F.     Manfaat Kraton Yogyakarta
1.      Sebagai tempat tinggal Sultan dan lambang pusat pemerintahan Yogyakarta
Sejak Sultan HB I pindah ke Keraton pada tahun 1756, tempat ini memang difungsikan sebagai tempat tinggal Sultan sekaligus pusat pemerintahan. Sultan sendiri bekerja di lingkungan Keraton dan dalam kesempatan-kesempatan tertentu seperti misalnya saat Pisowanan Agung Sultan berinteraksi dengan rakyatnya.
2.      Sebagai tempat penyimpanan pusaka kerajaan
Keraton Yogya memiliki berbagai pusaka yang dipercaya memiliki kekuatan gaib, seperti misalnya gamelan, tombak, kereta, dan barang-barang lainnya.
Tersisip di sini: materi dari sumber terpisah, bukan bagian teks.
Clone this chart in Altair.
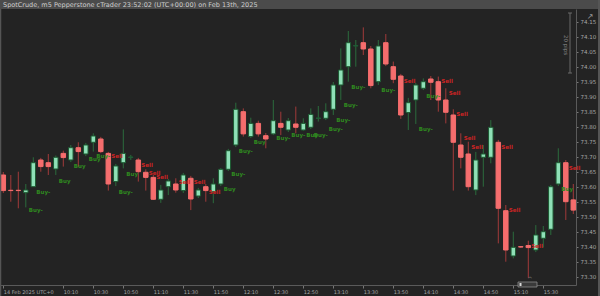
import altair as alt
import pandas as pd

# ---- data (5-minute candles) ----
opens = [73.640, 73.589, 73.589, 73.581, 73.601, 73.690, 73.681, 73.660, 73.712, 73.690,
         73.731, 73.710, 73.749, 73.760, 73.712, 73.618, 73.681, 73.699, 73.690, 73.649,
         73.632, 73.559, 73.601, 73.610, 73.588, 73.629, 73.570, 73.601, 73.584, 73.610,
         73.659, 73.740, 73.851, 73.768, 73.812, 73.771, 73.777, 73.812, 73.790, 73.810,
         73.790, 73.799, 73.829, 73.829, 73.859, 73.940, 74.001, 74.070, 74.081, 74.060,
         73.951, 74.081, 74.001, 73.970, 73.848, 73.890, 73.929, 73.960, 73.951, 73.890,
         73.840, 73.740, 73.710, 73.590, 73.699, 73.699, 73.749, 73.521, 73.370, 73.401,
         73.405, 73.390, 73.429, 73.459, 73.610, 73.681, 73.557]
closes = [73.588, 73.588, 73.588, 73.590, 73.681, 73.668, 73.668, 73.699, 73.698, 73.731,
          73.718, 73.740, 73.770, 73.718, 73.610, 73.670, 73.712, 73.700, 73.651, 73.632,
          73.559, 73.590, 73.620, 73.590, 73.640, 73.560, 73.590, 73.588, 73.610, 73.659,
          73.721, 73.859, 73.777, 73.812, 73.777, 73.760, 73.821, 73.799, 73.821, 73.799,
          73.812, 73.842, 73.830, 73.851, 73.940, 73.990, 74.081, 74.071, 74.060, 73.938,
          74.070, 74.010, 73.959, 73.840, 73.881, 73.940, 73.951, 73.949, 73.890, 73.849,
          73.749, 73.699, 73.601, 73.690, 73.710, 73.799, 73.529, 73.390, 73.399, 73.400,
          73.398, 73.440, 73.451, 73.601, 73.681, 73.551, 73.523]
highs = [73.650, 73.640, 73.651, 73.610, 73.699, 73.697, 73.710, 73.705, 73.721, 73.740,
         73.749, 73.747, 73.779, 73.767, 73.717, 73.677, 73.792, 73.707, 73.697, 73.659,
         73.640, 73.607, 73.627, 73.629, 73.647, 73.637, 73.597, 73.610, 73.629, 73.663,
         73.727, 73.881, 73.862, 73.831, 73.821, 73.780, 73.890, 73.851, 73.830, 73.868,
         73.829, 73.862, 73.870, 73.879, 73.950, 74.062, 74.120, 74.090, 74.132, 74.070,
         74.090, 74.110, 74.018, 73.977, 73.897, 73.947, 73.962, 73.970, 73.968, 73.929,
         73.859, 73.779, 73.751, 73.717, 73.740, 73.823, 73.757, 73.540, 73.451, 73.403,
         73.421, 73.473, 73.470, 73.607, 73.729, 73.690, 73.610]
lows = [73.580, 73.551, 73.529, 73.532, 73.600, 73.651, 73.640, 73.640, 73.668, 73.683,
        73.668, 73.703, 73.718, 73.713, 73.588, 73.603, 73.662, 73.690, 73.618, 73.588,
        73.557, 73.547, 73.573, 73.581, 73.580, 73.523, 73.563, 73.551, 73.546, 73.603,
        73.653, 73.733, 73.768, 73.763, 73.768, 73.729, 73.773, 73.773, 73.783, 73.779,
        73.787, 73.793, 73.818, 73.823, 73.840, 73.890, 73.951, 74.001, 74.040, 73.929,
        73.940, 74.003, 73.946, 73.827, 73.790, 73.810, 73.923, 73.890, 73.851, 73.812,
        73.588, 73.662, 73.588, 73.573, 73.601, 73.679, 73.412, 73.351, 73.362, 73.397,
        73.297, 73.383, 73.398, 73.440, 73.603, 73.490, 73.510]

buy_idx = [3, 4, 7, 9, 11, 12, 15, 16, 29, 30, 31, 33, 36, 38, 40, 41, 43, 44, 45, 46, 50, 55, 56, 74]
buy_price = [73.523, 73.584, 73.621, 73.671, 73.692, 73.703, 73.584, 73.642, 73.592, 73.642,
             73.721, 73.751, 73.762, 73.773, 73.773, 73.773, 73.793, 73.823, 73.873, 73.932,
             73.923, 73.793, 73.903, 73.592]
buy_text = ["Buy-", "Buy-", "Buy", "Buy", "Buy", "Buy-", "Buy-", "Buy", "Buy", "Buy-",
            "Buy-", "Buy", "Buy-", "Buy-", "Buy", "Buy-", "Buy-", "Buy-", "Buy-", "Buy-",
            "Buy-", "Buy-", "Buy-", "Buy"]
sell_idx = [14, 18, 19, 20, 23, 25, 27, 53, 58, 59, 60, 61, 62, 66, 67, 70, 75]
sell_price = [73.703, 73.673, 73.646, 73.634, 73.616, 73.616, 73.584, 73.953, 73.953, 73.912,
              73.842, 73.764, 73.734, 73.734, 73.523, 73.403, 73.662]

x_tick_vals = [0, 8, 12, 16, 20, 24, 28, 32, 36, 40, 44, 48, 52, 56, 60, 64, 68, 72]
x_tick_labels = ["14 Feb 2025 UTC+0", "10:10", "10:30", "10:50", "11:10", "11:30", "11:50",
                 "12:10", "12:30", "12:50", "13:10", "13:30", "13:50", "14:10", "14:30",
                 "14:50", "15:10", "15:30"]
y_tick_vals = [73.30, 73.35, 73.40, 73.45, 73.50, 73.55, 73.60, 73.65, 73.70, 73.75,
               73.80, 73.85, 73.90, 73.95, 74.00, 74.05, 74.10, 74.15]

title_text = "SpotCrude, m5 Pepperstone cTrader 23:52:02 (UTC+00:00) on Feb 13th, 2025"

# ---- tables ----
n = len(opens)
df = pd.DataFrame({"i": list(range(n)), "open": opens, "close": closes, "high": highs, "low": lows})
df["dir"] = ["up" if c >= o else "down" for o, c in zip(opens, closes)]
df["x1"] = df["i"] - 0.3
df["x2"] = df["i"] + 0.3
buys = pd.DataFrame({"i": buy_idx, "price": buy_price, "t": buy_text})
sells = pd.DataFrame({"i": sell_idx, "price": sell_price, "t": ["Sell"] * len(sell_idx)})

label_expr = "''"
for v, l in reversed(list(zip(x_tick_vals, x_tick_labels))):
    label_expr = f"datum.value == {v} ? '{l}' : ({label_expr})"

xs = alt.Scale(domain=[-0.44, 76.36], nice=False, zero=False)
ys = alt.Scale(domain=[73.2733, 74.1933], nice=False, zero=False)
xaxis = alt.Axis(values=x_tick_vals, labelExpr=label_expr, title=None, grid=False,
                 labelAlign="left", labelBaseline="top", labelPadding=1, labelFontSize=5,
                 labelColor="#a6a6a6", tickColor="#777777", tickSize=3, domainColor="#5a5a5a",
                 labelFont="DejaVu Sans", labelOverlap=False, labelFlush=False)
yaxis = alt.Axis(values=y_tick_vals, format=".2f", orient="right", title=None, grid=False,
                 labelFontSize=5.5, labelColor="#a6a6a6", tickColor="#777777", tickSize=2,
                 domainColor="#5a5a5a", labelPadding=2, labelFont="DejaVu Sans",
                 labelOverlap=False, labelFlush=False)

one = pd.DataFrame({"a": [0]})

header = alt.Chart(one).mark_rect(color="#4b4b4b").encode(
    x=alt.value(0), x2=alt.value(600), y=alt.value(-9), y2=alt.value(0))
title = alt.Chart(one).mark_text(align="left", baseline="middle", fontSize=6.5,
                                 font="DejaVu Sans", color="#cfcfcf").encode(
    x=alt.value(3), y=alt.value(-4.5), text=alt.value(title_text))

wicks = alt.Chart(df).mark_rule(strokeWidth=1).encode(
    x=alt.X("i:Q", scale=xs, axis=xaxis),
    y=alt.Y("low:Q", scale=ys, axis=yaxis),
    y2="high:Q",
    color=alt.Color("dir:N", scale=alt.Scale(domain=["up", "down"], range=["#2b6b3c", "#a23a3a"]), legend=None))

bodies = alt.Chart(df).mark_rect(strokeWidth=1).encode(
    x=alt.X("x1:Q", scale=xs, axis=xaxis), x2="x2:Q",
    y=alt.Y("open:Q", scale=ys, axis=yaxis), y2="close:Q",
    fill=alt.Fill("dir:N", scale=alt.Scale(domain=["up", "down"], range=["#8fe0b7", "#f56d6d"]), legend=None),
    stroke=alt.Stroke("dir:N", scale=alt.Scale(domain=["up", "down"], range=["#1d5a32", "#f56d6d"]), legend=None))

buy_txt = alt.Chart(buys).mark_text(align="left", baseline="middle", dx=3, fontSize=5.5,
                                    fontWeight="bold", font="DejaVu Sans", color="#2f8a1f").encode(
    x=alt.X("i:Q", scale=xs, axis=xaxis), y=alt.Y("price:Q", scale=ys, axis=yaxis), text="t:N")
sell_txt = alt.Chart(sells).mark_text(align="left", baseline="middle", dx=3, fontSize=5.5,
                                      fontWeight="bold", font="DejaVu Sans", color="#d02424").encode(
    x=alt.X("i:Q", scale=xs, axis=xaxis), y=alt.Y("price:Q", scale=ys, axis=yaxis), text="t:N")

# crosshair handle on the time axis
cur_box = alt.Chart(one).mark_rect(fill="#3a3a3a", stroke="#8a8a8a", strokeWidth=0.8).encode(
    x=alt.value(518), x2=alt.value(537), y=alt.value(273), y2=alt.value(278))
cur_grip = alt.Chart(one).mark_rect(fill="#d8d8d8").encode(
    x=alt.value(519.5), x2=alt.value(521.5), y=alt.value(274), y2=alt.value(277))
cur_mark = alt.Chart(one).mark_text(fontSize=6, font="DejaVu Sans", color="#9a9a9a",
                                    baseline="middle").encode(
    x=alt.value(530), y=alt.value(270), text=alt.value("^"))

ruler = alt.Chart(one).mark_rule(color="#6a6a6a", strokeWidth=1).encode(
    x=alt.value(570), y=alt.value(4), y2=alt.value(64))
ruler_top = alt.Chart(one).mark_rule(color="#6a6a6a", strokeWidth=1).encode(
    x=alt.value(568), x2=alt.value(572), y=alt.value(4))
ruler_bot = alt.Chart(one).mark_rule(color="#6a6a6a", strokeWidth=1).encode(
    x=alt.value(568), x2=alt.value(572), y=alt.value(64))
ruler_txt = alt.Chart(one).mark_text(angle=90, fontSize=5.5, font="DejaVu Sans", color="#8a8a8a",
                                     baseline="middle", align="center").encode(
    x=alt.value(566), y=alt.value(36), text=alt.value("20 pips"))

icon = alt.Chart(one).mark_text(fontSize=8, font="DejaVu Sans", color="#9a9a9a").encode(
    x=alt.value(590), y=alt.value(8), text=alt.value("\u2197"))

left_border = alt.Chart(one).mark_rule(color="#555555", strokeWidth=1.5).encode(
    x=alt.value(0.5), y=alt.value(0), y2=alt.value(287))
right_border = alt.Chart(one).mark_rule(color="#555555", strokeWidth=2).encode(
    x=alt.value(599), y=alt.value(-9), y2=alt.value(287))

chart = alt.layer(
    header, title, wicks, bodies, buy_txt, sell_txt, cur_mark, cur_box, cur_grip,
    ruler, ruler_top, ruler_bot, ruler_txt, icon, left_border, right_border
).properties(
    width=576, height=276,
    autosize=alt.AutoSizeParams(type="none"),
    padding={"left": 0, "top": 9, "right": 24, "bottom": 11},
    background="#232323",
).configure_view(stroke=None)

chart.save("out.html", embed_options={"renderer": "svg", "actions": False})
Barang-barang pusaka ini disimpan di berbagai ruang di dalam Keraton dan secara berkala dibersihkan dan dicuci, biasanya menjelang bulan Suro setiap tahunnya.
3.      Sebagai tempat terjadinya beberapa peristiwa bersejarah Indonesia
Keraton Yogyakarta juga menjadi tempat terjadinya beberapa peristiwa bersejarah di Indonesia. Hal ini bisa terjadi karena pada masa awal kemerdekaan Indonesia, Yogyakarta sempat dijadikan ibu kota sehingga Keraton pun dimanfaatkan dalam beberapa kesempatan. Contohnya adalah pemanfaatan Kompleks Pagelaran sebagai cikal bakal Universitas Gadjah Mada dan pemanfaatan Siti Hinggil Lor sebagai tempat pelantikan Soekarno menjadi presiden RIS pada 17 Desember 1949.
4.      Sebagai objek wisata budaya
Keraton Yogyakarta saat ini juga telah menjadi salah satu objek wisata budaya paling popular di Yogyakarta. Turis domestik maupun mancanegara memadati Keraton setiap hari libur. Keraton Yogyakarta sendiri memanfaatkan hal ini dengan cara mengubah beberapa bagian Keraton menjadi ruang pamer benda-benda bersejarah atau benda-benda budaya, menyelenggarakan pertunjukan seni, membangun restoran dan toko cinderamata, serta mengorganisir tur bagi para turis. Meskipun demikian, Keraton Yogyakarta tetap mempertahankan beberapa tradisi yang tidak dibiarkan terpengaruh aktivitas pariwisata tersebut, misalnya sampai dengan saat ini kompleks Keputren masih tertutup bagi umum, hanya boleh dimasuki oleh orang lingkungan dalam Keraton saja.

























BAB III
PENUTUP

A.    Kesimpulan
Keraton Yogyakarta merupakan salah satu simbol utama dari Yogyakarta. Pembangunan Keraton Yogyakarta sendiri tidaklah sembarangan tetapi diperhitungkan dengan matang dan dipengaruhi banyak filosofi serta kepercayaan mitologis yang mencerminkan kuatnya tradisi masyarakat Yogyakarta. Keraton juga menunjukkan kuatnya akulturasi antara tradisi Jawa tradisional dengan budaya Islam melalui berbagai simbolisasi yang tersebar di banyak bagian kompleks Keraton.
Keraton Yogyakarta juga tidak hanya menjadi bangunan yang penting bagi keluarga kesultanan dan masyarakat Yogya, namun juga memiliki peranan dalam sejarah nasional bangsa Indonesia. Pemanfaatan Keraton Yogyakarta pada masa sekarang memang sudah sangat berkembang dan mengalami berbagai perubahan. Salah satu yang paling mencolok adalah pembukaan Keraton sebagai objek wisata. Meskipun demikian, di tengah arus modernisasi tersebut, Keraton masih dapat mempertahankan tradisi kehidupan Keraton sehingga nilai-nilai kehidupan Keraton masih dapat terpelihara dengan baik.

B.     Saran
Berdasarkan hasil penelitian di atas, saran kami adalah terus lestarikan Keraton Yogyakarta dengan cara menjaga dan merawat bangunan dan tata ruang serta benda - benda peninggalan sultan-sultan. Karena Keraton Yogyakarta ialah sebuah istana yang mengandung banyak arti, arti keagamaan, arti filsafat dan arti kultural ( kebudayaan ). Yang masih menjunjung tinggi nilai - nilai filosofinya.